Chroniques

par david verdier

Oscar Strasnoy, épisode 10
El regreso, opéra de chambre

Présences / Théâtre du Châtelet, Paris
- 21 janvier 2012
le compositeur argentin Oscar Strasnoy photographié par Guy Vivien
© guy vivien

La soirée commence très mal.
Que dire de cette version « modernisée » de Didon et Enée ? En toute honnêteté, le constat est plutôt navrant et tendrait à classer cette partition au rang des mauvaises intentions. Le modèle purcellien est abordé frontalement, présent dans toute sa littéralité en fond sonore tandis qu'au premier plan s'agitent les artefacts d'une modernité en berne. La référence fondue (dissoute ?) en musique d'ambiance easy-listening, il ne reste plus qu'à creuser le sillon d'une musique contemporaine très superficiellement conçue et structurée. On ne peut s'empêcher de penser au travail d’Hans Zender à propos du Voyage d'Hiver de Schubert : la comparaison fait apparaître ce qu'il manque à la partition de Strasnoy, c'est-à-dire cette capacité à traiter d'un modèle pour en faire une composition indépendante qui pointe du doigt certains aspects, en dénonce d'autres, nous fait écouter la pièce de départ d'une tout autre façon. Le prisme utilisé pour Purcell ne dépasse pas le niveau d'un faux-nez posé sur les lignes élégantes de ce phare musical de la mélancolie baroque.

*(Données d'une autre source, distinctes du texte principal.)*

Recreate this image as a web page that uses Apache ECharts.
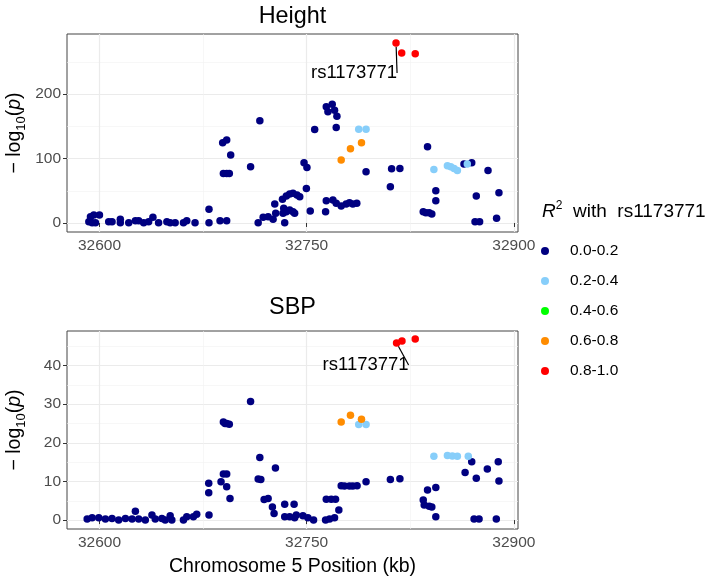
<!DOCTYPE html>
<html>
<head>
<meta charset="utf-8">
<script src="https://cdn.jsdelivr.net/npm/echarts@6/dist/echarts.min.js"></script>
<style>html,body{margin:0;padding:0;background:#fff}</style>
</head>
<body>
<div id="main" style="width:708px;height:578px"></div>
<script type="text/javascript">
// 数据：[位置(kb), -log10(p)]，按 R^2 分组
var leadSnp = 'rs1173771';
var r2Bins = ['0.0-0.2', '0.2-0.4', '0.4-0.6', '0.6-0.8', '0.8-1.0'];

var heightNavy = [
    [32592.3,2.1],[32593.5,9.8],[32595.9,12.4],[32600,12.4],[32594.7,0.5],[32597.1,0.5],[32606.7,2.1],[32609.1,2.1],
    [32615.1,5.7],[32615.1,0.5],[32621.2,0.5],[32626,3.6],[32628.4,3.6],[32632,0.5],[32635.6,2.1],[32638.7,8.8],
    [32642.8,0.5],[32648.8,2.1],[32651.2,0.5],[32654.8,0.3],[32660.8,0.5],[32663.2,3.6],[32669.2,0.5],[32679.3,21.2],
    [32679.3,0.5],[32687.3,3.6],[32692.1,3.6],[32689.2,124.5],[32692.1,128.7],[32695,105.4],[32689.7,77],[32692.1,77],
    [32694,77],[32709.4,87.3],[32716.1,158.7],[32714.9,0.5],[32718.5,8.8],[32722.1,9.8],[32725.7,5.7],[32727.6,15],
    [32726.9,29.5],[32734.1,0.5],[32732.5,36.7],[32735.3,41.9],[32737.7,45],[32740.1,46],[32743,43.4],[32745,40.8],
    [32749.8,53.7],[32733.4,22.7],[32735.3,17.6],[32737.7,20.2],[32740.1,17.6],[32741.3,15],[32732.9,15],[32748.1,93.5],
    [32750.2,86.3],[32752.6,18.6],[32755.8,145.2],[32763.7,17.6],[32764.2,34.6],[32769,35.7],[32771.4,30.5],[32775,26.4],
    [32778.6,29.5],[32781,31.5],[32783.4,29.5],[32786.3,30.5],[32764.2,180.4],[32765.4,172.6],[32768.5,184.5],[32770.2,175.2],
    [32771.9,165.9],[32771.4,148.3],[32793,79.6],[32810.6,56.3],[32811.5,84.2],[32817.5,84.8],[32834.4,17.6],[32836.3,16],
    [32838.7,16],[32840.6,14],[32837.5,118.3],[32843.5,50.1],[32843.5,34.6],[32863.9,91.5],[32869.5,93.5],[32872.8,41.9],
    [32871.9,2.1],[32875.2,2.1],[32881.3,81.7],[32887.5,7.2],[32889.2,47]
];
var heightBlue = [[32787.7,145.7],[32793,145.7],[32842.1,83.2],[32851.9,88.9],[32854.3,87.3],[32856.7,84.8],[32859.1,81.7],[32866.3,91.5]];
var heightGreen = [];
var heightOrange = [[32775,97.7],[32781.7,115.2],[32789.7,124.5]];
var heightRed = [[32814.7,279.6],[32818.8,264.1],[32828.6,263]];

var sbpNavy = [
    [32709.4,30.7],[32689.7,25.4],[32690.9,25],[32692.1,25],[32694,24.8],[32716.1,16.2],[32727.4,13.5],[32714.9,10.6],
    [32716.8,10.5],[32679.1,9.5],[32679.1,7.1],[32688,9.9],[32689.7,11.9],[32692.1,11.9],[32692.1,8.6],[32694.5,5.6],
    [32719.2,5.3],[32722.1,5.6],[32725.2,3.4],[32734.1,4.1],[32740.9,4.1],[32764.2,5.4],[32767.8,5.4],[32770.9,5.4],
    [32773.3,2.6],[32775,8.9],[32777.4,8.8],[32781,8.8],[32783.4,8.8],[32786.5,8.9],[32793,9.9],[32810.6,10.5],
    [32817.5,10.7],[32837.5,7.8],[32843.5,8.4],[32834.4,5.2],[32835.1,3.9],[32838.7,3.6],[32840.6,3.4],[32864.7,12.3],
    [32869.5,15.1],[32872.8,10.8],[32880.8,13.2],[32888.7,15.1],[32889.2,10.1],
    [32591.1,0.3],[32594.7,0.6],[32599.5,0.6],[32604.3,0.3],[32609.1,0.4],[32613.9,0],[32618.8,0.4],[32623.6,0.3],
    [32626,2.3],[32628.4,0.3],[32633.2,0],[32638,1.3],[32640.4,0.3],[32645.2,0.4],[32647.6,0],[32651.2,1.1],
    [32652.4,0],[32660.8,0],[32663.2,0.9],[32668,0.9],[32670.4,1.5],[32679.3,1.3],[32726.4,1.7],[32734.1,0.9],
    [32737.7,0.9],[32741.3,0.6],[32742.5,1.3],[32747.3,1.1],[32750.9,0.6],[32755,0],[32763.7,0],[32766.6,0.3],
    [32770.2,0.6],[32843.5,0.9],[32871.2,0.3],[32874.8,0.3],[32887.3,0.3]
];
var sbpBlue = [[32787.7,24.7],[32793,24.7],[32842.1,16.5],[32851.9,16.7],[32855.5,16.6],[32859.1,16.5],[32867,16.5]];
var sbpGreen = [];
var sbpOrange = [[32775,25.4],[32781.7,27.1],[32789.7,26.1]];
var sbpRed = [[32815.1,45.8],[32819,46.3],[32828.6,46.8]];

var xTicks = [32600, 32750, 32900];
var xMinor = [32675, 32825];
var heightTicks = [0, 100, 200];
var heightMinor = [50, 150, 250];
var sbpTicks = [0, 10, 20, 30, 40];
var sbpMinor = [5, 15, 25, 35, 45];

var FONT = 'Liberation Sans, Arial, sans-serif';
var binColors = ['#000080', '#87cefa', '#00ff00', '#ff8c00', '#ff0000'];

var myChart = echarts.init(document.getElementById('main'));

function majorAxis(gi, min, max, ticks) {
    return {
        type: 'value', gridIndex: gi, min: min, max: max,
        axisLine: {show: false},
        axisTick: {show: true, customValues: ticks, length: 4, lineStyle: {color: '#333', width: 1}},
        axisLabel: {customValues: ticks, margin: 6, color: '#4d4d4d', fontSize: 15.5, fontFamily: FONT,
            formatter: function (v) { return String(v); }},
        splitLine: {show: true, lineStyle: {color: '#ebebeb', width: 1.2}}
    };
}
function minorAxis(gi, min, max, ticks) {
    return {
        type: 'value', gridIndex: gi, min: min, max: max,
        axisLine: {show: false},
        axisTick: {show: false, customValues: ticks},
        axisLabel: {show: false, customValues: ticks},
        splitLine: {show: true, lineStyle: {color: '#f2f2f2', width: 0.6}}
    };
}

// 类似 ggrepel：引导线沿点与标签中心的连线，止于标签框边缘
function repelLayout(dx, dy) {
    return function (params) {
        var r = params.rect, lr = params.labelRect;
        var px = r.x + r.width / 2, py = r.y + r.height / 2;
        var cx = lr.x + lr.width / 2 + dx, cy = lr.y + lr.height / 2 + dy;
        var vx = cx - px, vy = cy - py;
        var len = Math.sqrt(vx * vx + vy * vy);
        var s = Math.min(lr.width / 2 / Math.abs(vx), lr.height / 2 / Math.abs(vy));
        var k = 3.5 / len;
        return {
            dx: dx, dy: dy,
            labelLinePoints: [[px + vx * k, py + vy * k], [cx - vx * s, cy - vy * s]]
        };
    };
}

function panelSeries(sets, gi, dx, dy) {
    return sets.map(function (pts, i) {
        return {
            type: 'scatter', name: r2Bins[i], xAxisIndex: gi, yAxisIndex: gi,
            symbolSize: 7.5, silent: true,
            itemStyle: {color: binColors[i], opacity: 1},
            label: {show: false, position: 'inside', formatter: leadSnp, color: '#000', fontSize: 18.5, fontFamily: FONT},
            labelLayout: repelLayout(dx, dy),
            labelLine: {show: true, lineStyle: {color: '#000', width: 1.2}},
            data: pts.map(function (p, j) {
                if (i === 4 && j === 0) return {value: p, label: {show: true}};
                return p;
            })
        };
    });
}

var xMin = 32576.5, xMax = 32903;

var option = {
    animation: false,
    grid: [
        {left: 67, top: 34, width: 451, height: 198, show: true, borderColor: '#444', borderWidth: 1, backgroundColor: '#fff'},
        {left: 67, top: 331, width: 451, height: 198, show: true, borderColor: '#444', borderWidth: 1, backgroundColor: '#fff'}
    ],
    xAxis: [
        majorAxis(0, xMin, xMax, xTicks),
        majorAxis(1, xMin, xMax, xTicks),
        minorAxis(0, xMin, xMax, xMinor),
        minorAxis(1, xMin, xMax, xMinor)
    ],
    yAxis: [
        majorAxis(0, -14, 293.5, heightTicks),
        majorAxis(1, -2.3, 48.9, sbpTicks),
        minorAxis(0, -14, 293.5, heightMinor),
        minorAxis(1, -2.3, 48.9, sbpMinor)
    ],
    legend: {
        data: r2Bins, orient: 'vertical', left: 536, top: 237,
        itemWidth: 40, itemHeight: 8, itemGap: 12, icon: 'circle', selectedMode: false,
        textStyle: {fontSize: 15.5, lineHeight: 18, color: '#000', fontFamily: FONT}
    },
    graphic: [
        {type: 'text', x: 292.5, y: 16.5, style: {text: 'Height', fill: '#000', fontSize: 23.4, fontFamily: FONT, align: 'center', verticalAlign: 'middle'}},
        {type: 'text', x: 292.5, y: 308, style: {text: 'SBP', fill: '#000', fontSize: 23.4, fontFamily: FONT, align: 'center', verticalAlign: 'middle'}},
        {type: 'text', x: 292.5, y: 567, style: {text: 'Chromosome 5 Position (kb)', fill: '#000', fontSize: 19.5, fontFamily: FONT, align: 'center', verticalAlign: 'middle'}},
        {type: 'text', x: 542, y: 212, style: {
            text: '{i|R}{sup|2}{t|  with  ' + leadSnp + '}', align: 'left', verticalAlign: 'middle',
            rich: {
                i: {fontSize: 19, fontStyle: 'italic', fontFamily: FONT, fill: '#000', lineHeight: 24},
                sup: {fontSize: 12, fontFamily: FONT, fill: '#000', lineHeight: 12, verticalAlign: 'top'},
                t: {fontSize: 19, fontFamily: FONT, fill: '#000', lineHeight: 24}
            }
        }}
    ],
    series: panelSeries([heightNavy, heightBlue, heightGreen, heightOrange, heightRed], 0, -42, 30)
        .concat(panelSeries([sbpNavy, sbpBlue, sbpGreen, sbpOrange, sbpRed], 1, -31, 22))
};

// y 轴标题（带下标）
[133, 430].forEach(function (cy) {
    option.graphic.push({
        type: 'text', x: 15, y: cy, rotation: Math.PI / 2,
        style: {
            text: '{a|− log}{s|10}{a|(}{p|p}{a|)}', align: 'center', verticalAlign: 'middle',
            rich: {
                a: {fontSize: 19.5, fontFamily: FONT, fill: '#000', lineHeight: 26},
                s: {fontSize: 13, fontFamily: FONT, fill: '#000', lineHeight: 13, verticalAlign: 'bottom'},
                p: {fontSize: 19.5, fontFamily: FONT, fill: '#000', fontStyle: 'italic', lineHeight: 26}
            }
        }
    });
});

myChart.setOption(option);
</script>
</body>
</html>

Les chanteurs de Musicatreize sont disposés en demi-cercle avec, à l'arrière deux ensembles de percussions et, latéralement, deux pianos, une trompette et un trombone. Une esquisse de gestes et de mouvements fait office de mise en scène – précieuse économie visuelle qui nous épargne au moins de ce côté-là. Pour le reste, tandis que les cuivres surnagent dans des traits approximatifs, fonctionne un enregistrement tournant à des vitesses différentes. Les pleurages de bande s'organisent avec une précision machiavélique, suivant les contours mélodiques à un demi-ton de décalage. On se saisit souvent d'une cellule à trois pour la déformer, la systématiser, la multiplier et faire éclater le cadre harmonique initial. Ce Purcell sous acide fourmille de gags et de gadgets sonores (air initial de Didon avec farce d'étudiants de conservatoire en coulisse, sifflotements de marins mués en nains de jardin sur Come away fellow sailors, sorcières avec appeaux et sifflets, etc.).

En deuxième partie, on retrouvait El regreso (Le retour), opéra écrit sur un livret d'Alberto Manguel et créé à Aix-en-Provence à l’été 2010. L'entrée des musiciens et des chanteurs se fait au rythme saccadé et violent d'une pluie de claves. Cette musique de la mélancolie renoue avec les meilleurs moments du cycle Présences. Elle alterne suspensions d'accords aux pianos et dialogues fragmentés, lus et chantés par des voix empreintes de spleen et de désillusion. Tour à tour en français et en espagnol, le texte n'a qu'un défaut : celui de contraindre l'auditeur à scruter son programme pour en retrouver le sens, faute de surtitrage. On y perçoit une sorte de Lost in Translation aux éclairages kafkaïens, le tout avec une maîtrise très sud-américaine du récit baroque et elliptique. Le personnage de Fabris y emprunte même des accents à Golaud.

L'écriture musicale dose élégamment les traînées de cuivres aux écrasements de sons bouchés et le retour lancinant d'un dessin mélodique. La musique ne contrarie pas la diction, elle lui offre un cadre confortable, laissant s'épancher le mot vers une prononciation théâtrale décomplexée. Beaux moments madrigalesques chantés et parlés. Les musiciens quittent la scène comme ils étaient arrivés (au rythme des claves), laissant le couple de cuivres s'interroger en boucle dans une énième réitération du thème central.